TOKYO (RIAUPOS.CO) – Jepang mendesak warganya berhati-hati soal potensi ancaman teror di Indonesia dan lima negara Asia Tenggara lainnya. Selain Indonesia, kelima negara itu terdiri dari Filipina, Singapura, Malaysia, Thailand, dan Myanmar.
Kementerian Luar Negeri Jepang mengaku telah mendapat informasi bahwa "ada peningkatan risiko ancaman teror seperti bom bunuh diri" di enam negara tersebut.
Seperti dilansir Reuters, Jepang pun meminta warganya yang berada di enam negara itu untuk menjauh dari fasilitas keagamaan yang dianggap mereka berisiko tinggi menjadi target serangan teror.
Pemerintahan Perdana Menteri Yoshihide Suga juga meminta warga Jepang memperhatikan berita dan informasi media lokal di enam negara tersebut.
Meski begitu, Kemlu Jepang tak memberikan rincian waktu tertentu dan detail lainnya soal ancaman teror itu. Tokyo pun menolak membeberkan sumber informasi ancaman teror tersebut.

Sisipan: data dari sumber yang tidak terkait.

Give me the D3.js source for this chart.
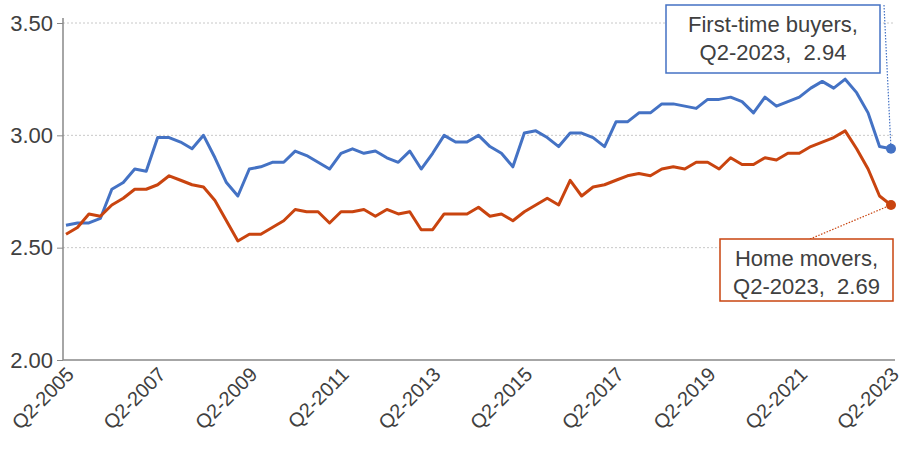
<!DOCTYPE html>
<html><head><meta charset="utf-8">
<script src="https://cdn.jsdelivr.net/npm/d3@7"></script>
<style>body{margin:0;background:#fff;font-family:"Liberation Sans",Arial,sans-serif}</style>
</head><body><svg id="chart" width="905" height="456"></svg>
<script>
var quarters = [];
for (var yr = 2005; yr <= 2023; yr++) {
    for (var q = 1; q <= 4; q++) {
        if ((yr === 2005 && q < 2) || (yr === 2023 && q > 2)) continue;
        quarters.push("Q" + q + "-" + yr);
    }
}
var firstTime = [2.60,2.61,2.61,2.63,2.76,2.79,2.85,2.84,2.99,2.99,2.97,2.94,3.00,2.90,2.79,2.73,
    2.85,2.86,2.88,2.88,2.93,2.91,2.88,2.85,2.92,2.94,2.92,2.93,2.90,2.88,2.93,2.85,
    2.92,3.00,2.97,2.97,3.00,2.95,2.92,2.86,3.01,3.02,2.99,2.95,3.01,3.01,2.99,2.95,
    3.06,3.06,3.10,3.10,3.14,3.14,3.13,3.12,3.16,3.16,3.17,3.15,3.10,3.17,3.13,3.15,
    3.17,3.21,3.24,3.21,3.25,3.19,3.10,2.95,2.94];
var homeMovers = [2.56,2.59,2.65,2.64,2.69,2.72,2.76,2.76,2.78,2.82,2.80,2.78,2.77,2.71,2.62,2.53,
    2.56,2.56,2.59,2.62,2.67,2.66,2.66,2.61,2.66,2.66,2.67,2.64,2.67,2.65,2.66,2.58,
    2.58,2.65,2.65,2.65,2.68,2.64,2.65,2.62,2.66,2.69,2.72,2.69,2.80,2.73,2.77,2.78,
    2.80,2.82,2.83,2.82,2.85,2.86,2.85,2.88,2.88,2.85,2.90,2.87,2.87,2.90,2.89,2.92,
    2.92,2.95,2.97,2.99,3.02,2.94,2.85,2.73,2.69];
var yTicks = [2.00, 2.50, 3.00, 3.50];

var svg = d3.select("#chart");
var x = d3.scalePoint().domain(quarters).range([66, 891]);
var y = d3.scaleLinear().domain([2, 3.5]).range([360, 23]);
var blue = "#4472C4", red = "#C9440F", txt = "#404040";

// gridlines
svg.selectAll(".grid").data(yTicks.slice(1)).enter().append("line")
    .attr("x1", 63).attr("x2", 895).attr("y1", y).attr("y2", y)
    .attr("stroke", "#c8c8c8").attr("stroke-dasharray", "2,2");

var yAxis = svg.append("g").attr("transform", "translate(63,0)")
    .call(d3.axisLeft(y).tickValues(yTicks).tickFormat(d3.format(".2f")).tickSize(6).tickPadding(4));
yAxis.select(".domain").attr("stroke", "#888").attr("stroke-width", 1.5).attr("d", "M0,18V360");
yAxis.selectAll("line").attr("stroke", "#888");
yAxis.selectAll("text").attr("font-size", 22).attr("fill", txt).attr("font-family", "Liberation Sans, Arial");

var xAxis = svg.append("g").attr("transform", "translate(0,360)")
    .call(d3.axisBottom(x).tickValues(quarters.filter(function (d, i) { return i % 8 === 0; })).tickSize(0));
xAxis.select(".domain").attr("stroke", "#888").attr("stroke-width", 1.5).attr("d", "M63,0H895");
xAxis.selectAll(".tick text").each(function () {
    d3.select(this).attr("font-size", 20).attr("fill", txt).attr("font-family", "Liberation Sans, Arial")
        .attr("text-anchor", "end").attr("dy", null).attr("y", 0).attr("x", 0)
        .attr("dominant-baseline", "middle").attr("transform", "translate(5,12) rotate(-45)");
});

var line = d3.line().x(function (d, i) { return x(quarters[i]); }).y(function (d) { return y(d); });
[[firstTime, blue], [homeMovers, red]].forEach(function (s) {
    svg.append("path").datum(s[0]).attr("d", line).attr("fill", "none")
        .attr("stroke", s[1]).attr("stroke-width", 3).attr("stroke-linejoin", "round");
    svg.append("circle").attr("cx", x(quarters[quarters.length - 1])).attr("cy", y(s[0][s[0].length - 1]))
        .attr("r", 5).attr("fill", s[1]);
});

var last = quarters[quarters.length - 1];
function callout(bx, by, bw, bh, lines, col, lx, ly, px, py) {
    svg.append("line").attr("x1", lx).attr("y1", ly).attr("x2", px).attr("y2", py)
        .attr("stroke", col).attr("stroke-dasharray", "1.5,1.5").attr("stroke-width", 1.2);
    svg.append("rect").attr("x", bx).attr("y", by).attr("width", bw).attr("height", bh)
        .attr("fill", "#fff").attr("stroke", col).attr("stroke-width", 1.5);
    lines.forEach(function (t, i) {
        svg.append("text").attr("x", bx + bw / 2).attr("y", by + 27 + i * 28).attr("text-anchor", "middle")
            .attr("font-size", 22).attr("fill", txt).attr("xml:space", "preserve").text(t);
    });
}
callout(666, 5, 214, 68, ["First-time buyers,", "Q2-2023,  " + firstTime[firstTime.length - 1].toFixed(2)], blue,
    884, 5, x(last), y(firstTime[firstTime.length - 1]));
callout(720, 239, 173, 62, ["Home movers,", "Q2-2023,  " + homeMovers[homeMovers.length - 1].toFixed(2)], red,
    810, 239, x(last), y(homeMovers[homeMovers.length - 1]));
</script></body></html>
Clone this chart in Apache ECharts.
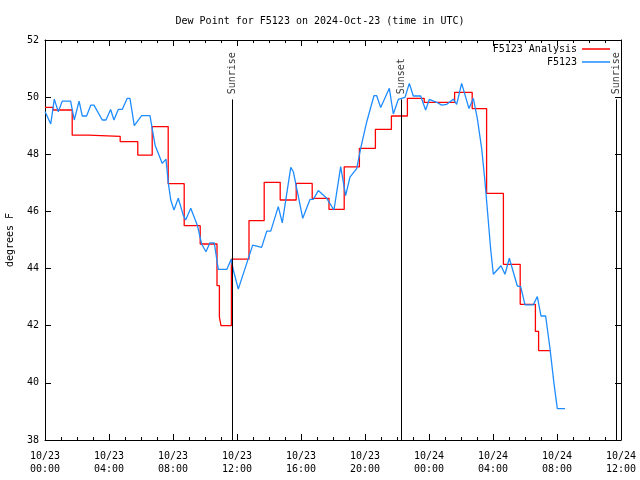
<!DOCTYPE html>
<html><head><meta charset="utf-8">
<script src="https://cdn.jsdelivr.net/npm/echarts@6/dist/echarts.min.js"></script>
<style>html,body{margin:0;padding:0;background:#fff}#c{width:640px;height:480px}</style>
</head><body><div id="c"></div>
<script>
const FONT = 'DejaVu Sans Mono';
const titleText = 'Dew Point for F5123 on 2024-Oct-23 (time in UTC)';
const xTickLabels = ['10/23\n00:00','10/23\n04:00','10/23\n08:00','10/23\n12:00','10/23\n16:00','10/23\n20:00','10/24\n00:00','10/24\n04:00','10/24\n08:00','10/24\n12:00'];
// hours since 10/23 00:00 UTC
const redTimes = [0, 0.5, 1.7, 2.7, 4.7, 5.8, 6.7, 7.7, 8.7, 9.7, 10.75, 10.9, 11.0, 11.65, 12.75, 13.7, 14.7, 15.7, 16.7, 17.75, 18.7, 19.65, 20.65, 21.65, 22.65, 23.7, 25.6, 26.7, 27.6, 28.65, 29.7, 30.65, 30.85, 31.56];
const redValues = [49.64, 49.55, 48.67, 48.63, 48.44, 47.97, 48.97, 46.97, 45.5, 44.86, 43.4, 42.3, 42.0, 44.33, 45.68, 47.02, 46.4, 46.98, 46.46, 46.07, 47.56, 48.21, 48.87, 49.34, 49.96, 49.82, 50.17, 49.6, 46.63, 44.15, 42.75, 41.8, 41.13, 41.13];
const blueTimes = [0.0, 0.36, 0.58, 0.83, 1.08, 1.6, 1.83, 2.13, 2.33, 2.6, 2.86, 3.06, 3.58, 3.81, 4.1, 4.31, 4.58, 4.83, 5.14, 5.31, 5.58, 6.04, 6.56, 6.88, 7.33, 7.56, 7.71, 7.86, 8.06, 8.33, 8.64, 8.79, 9.11, 9.52, 9.79, 10.06, 10.31, 10.58, 10.83, 11.36, 11.63, 11.77, 12.08, 12.98, 13.54, 13.86, 14.11, 14.58, 14.83, 15.36, 15.52, 16.11, 16.56, 16.77, 17.08, 17.61, 18.06, 18.48, 18.79, 19.06, 19.48, 19.73, 20.11, 20.56, 20.73, 20.98, 21.52, 21.77, 22.08, 22.5, 22.77, 23.02, 23.48, 23.79, 24.02, 24.48, 24.79, 25.11, 25.52, 25.73, 26.04, 26.5, 26.77, 27.02, 27.29, 27.5, 27.71, 27.86, 28.02, 28.5, 28.75, 29.02, 29.52, 29.73, 30.0, 30.52, 30.77, 31.0, 31.29, 31.56, 31.81, 32.02, 32.5];
const blueValues = [49.5, 49.06, 49.93, 49.49, 49.86, 49.86, 49.2, 49.86, 49.34, 49.34, 49.72, 49.72, 49.2, 49.2, 49.57, 49.2, 49.57, 49.57, 49.96, 49.96, 49.0, 49.35, 49.35, 48.32, 47.68, 47.83, 46.98, 46.4, 46.05, 46.46, 45.87, 45.7, 46.11, 45.52, 44.86, 44.59, 44.9, 44.9, 43.97, 43.97, 44.32, 43.95, 43.28, 44.82, 44.74, 45.31, 45.31, 46.17, 45.6, 47.54, 47.39, 45.76, 46.42, 46.42, 46.73, 46.46, 46.05, 47.57, 46.55, 47.2, 47.5, 48.21, 49.14, 50.05, 50.05, 49.64, 50.31, 49.41, 49.92, 49.99, 50.48, 50.04, 50.04, 49.55, 49.92, 49.82, 49.72, 49.75, 49.93, 49.75, 50.48, 49.6, 49.96, 49.26, 48.21, 47.04, 45.64, 44.65, 43.8, 44.1, 43.8, 44.36, 43.39, 43.37, 42.73, 42.73, 43.02, 42.34, 42.34, 41.21, 39.98, 39.1, 39.1];
const sunTimes = [11.69, 22.25, 35.69];
const sunLabels = ['Sunrise', 'Sunset', 'Sunrise'];

const zip = (a, b) => a.map((t, i) => [t, b[i]]);
const txt = { fontFamily: FONT, fontSize: 10, color: '#000' };
const chart = echarts.init(document.getElementById('c'), null, { renderer: 'canvas' });

const tickCommon = { show: true, inside: true, length: 6, lineStyle: { color: '#000', width: 1 } };
chart.setOption({
  animation: false,
  backgroundColor: '#fff',
  title: { text: titleText, left: 'center', top: 11, textStyle: Object.assign({ fontWeight: 'normal' }, txt) },
  legend: {
    orient: 'vertical', right: 30, top: 44, align: 'right', itemWidth: 28, itemHeight: 1.5, itemGap: 3,
    icon: 'rect',
    data: ['F5123 Analysis', 'F5123'], textStyle: txt, padding: 0
  },
  grid: { left: 45, right: 19, top: 40, bottom: 40, containLabel: false, outerBoundsMode: 'none' },
  xAxis: [{
    type: 'value', min: 0, max: 36, interval: 4, position: 'bottom',
    axisLine: { show: true, onZero: false, lineStyle: { color: '#000', width: 1 } },
    axisTick: tickCommon,
    minorTick: { show: true, splitNumber: 4, length: 3, lineStyle: { color: '#000', width: 1 } },
    splitLine: { show: false },
    axisLabel: Object.assign({ margin: 10, lineHeight: 13, formatter: v => xTickLabels[Math.round(v / 4)] }, txt)
  }, {
    type: 'value', min: 0, max: 36, interval: 4, position: 'top',
    axisLine: { show: true, onZero: false, lineStyle: { color: '#000', width: 1 } },
    axisTick: tickCommon,
    minorTick: { show: true, splitNumber: 4, length: 3, lineStyle: { color: '#000', width: 1 } },
    splitLine: { show: false }, axisLabel: { show: false }
  }],
  yAxis: [{
    type: 'value', min: 38, max: 52, interval: 2, position: 'left',
    name: 'degrees F', nameLocation: 'middle', nameRotate: 90, nameGap: 30, nameTextStyle: txt,
    axisLine: { show: true, onZero: false, lineStyle: { color: '#000', width: 1 } },
    axisTick: tickCommon, splitLine: { show: false },
    axisLabel: Object.assign({ margin: 6 }, txt)
  }, {
    type: 'value', min: 38, max: 52, interval: 2, position: 'right',
    axisLine: { show: true, onZero: false, lineStyle: { color: '#000', width: 1 } },
    axisTick: tickCommon, splitLine: { show: false }, axisLabel: { show: false }
  }],
  series: [{
    name: 'F5123 Analysis', type: 'line', step: 'end', xAxisIndex: 0, yAxisIndex: 0,
    data: zip(redTimes, redValues), symbol: 'none', color: '#ff0000',
    lineStyle: { color: '#ff0000', width: 1.3 }, z: 3
  }, {
    name: 'F5123', type: 'line', xAxisIndex: 0, yAxisIndex: 0,
    data: zip(blueTimes, blueValues), symbol: 'none', color: '#1e8cff',
    lineStyle: { color: '#1e8cff', width: 1.3 }, z: 4
  }, {
    name: 'sun', type: 'scatter', xAxisIndex: 0, yAxisIndex: 0,
    data: sunTimes.map((t, i) => ({ value: [t, 50.1], name: sunLabels[i] })),
    symbolSize: 0, itemStyle: { color: 'rgba(0,0,0,0)' }, silent: true,
    label: Object.assign({ show: true, position: 'inside', align: 'left', verticalAlign: 'middle', rotate: 90, formatter: p => p.name }, txt),
    markLine: {
      silent: true, symbol: 'none', animation: false,
      lineStyle: { color: '#000', width: 1, type: 'solid' },
      label: { show: false },
      data: sunTimes.map(t => [{ coord: [t, 38] }, { coord: [t, 49.92] }])
    }, z: 2
  }]
});
</script></body></html>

Imbauan Jepang pun menimbulkan kebingungan pada enam negara Asia Tenggara tersebut. Beberapa negara mengaku tidak mengetahui ancaman teror semacam itu.
Mereka juga mengaku tak menerima informasi apa pun dari Jepang soal potensi ancaman teror tersebut.
Juru bicara Kemlu RI, Teuku Faizasyah, membantah bahwa ada peringatan ancaman teror semacam itu. Faizasyah juga menepis kabar bahwa warga Jepang di Indonesia telah mendapat peringatan semacam itu.
Juru bicara Kemlu Thailand, Tanee Sangrat, mengatakan Jepang belum mengungkapkan asal usul peringatan tersebut.
Sangrat menuturkan Kedutaan Besar Jepang di Bangkok juga tidak memiliki rincian lebih lanjut terkait peringatan teror tersebut.
Dikutip Associated Press, ia menuturkan Kedubes Jepang hanya mengatakan bahawa potensi teror itu "tidak khusus untuk Thailand" saja.
Wakil juru bicara Kepolisian Thailand, Kissana Pathanacharoen, mengatakan aparat keamanan juga tidak memiliki informasi terkait potensi ancaman teror yang dimaksud Jepang.
Senada dengan Thailand, Malaysia dan Filipina juga mengatakan tidak tahu terkait informasi ancaman serangan teror yang meningkat.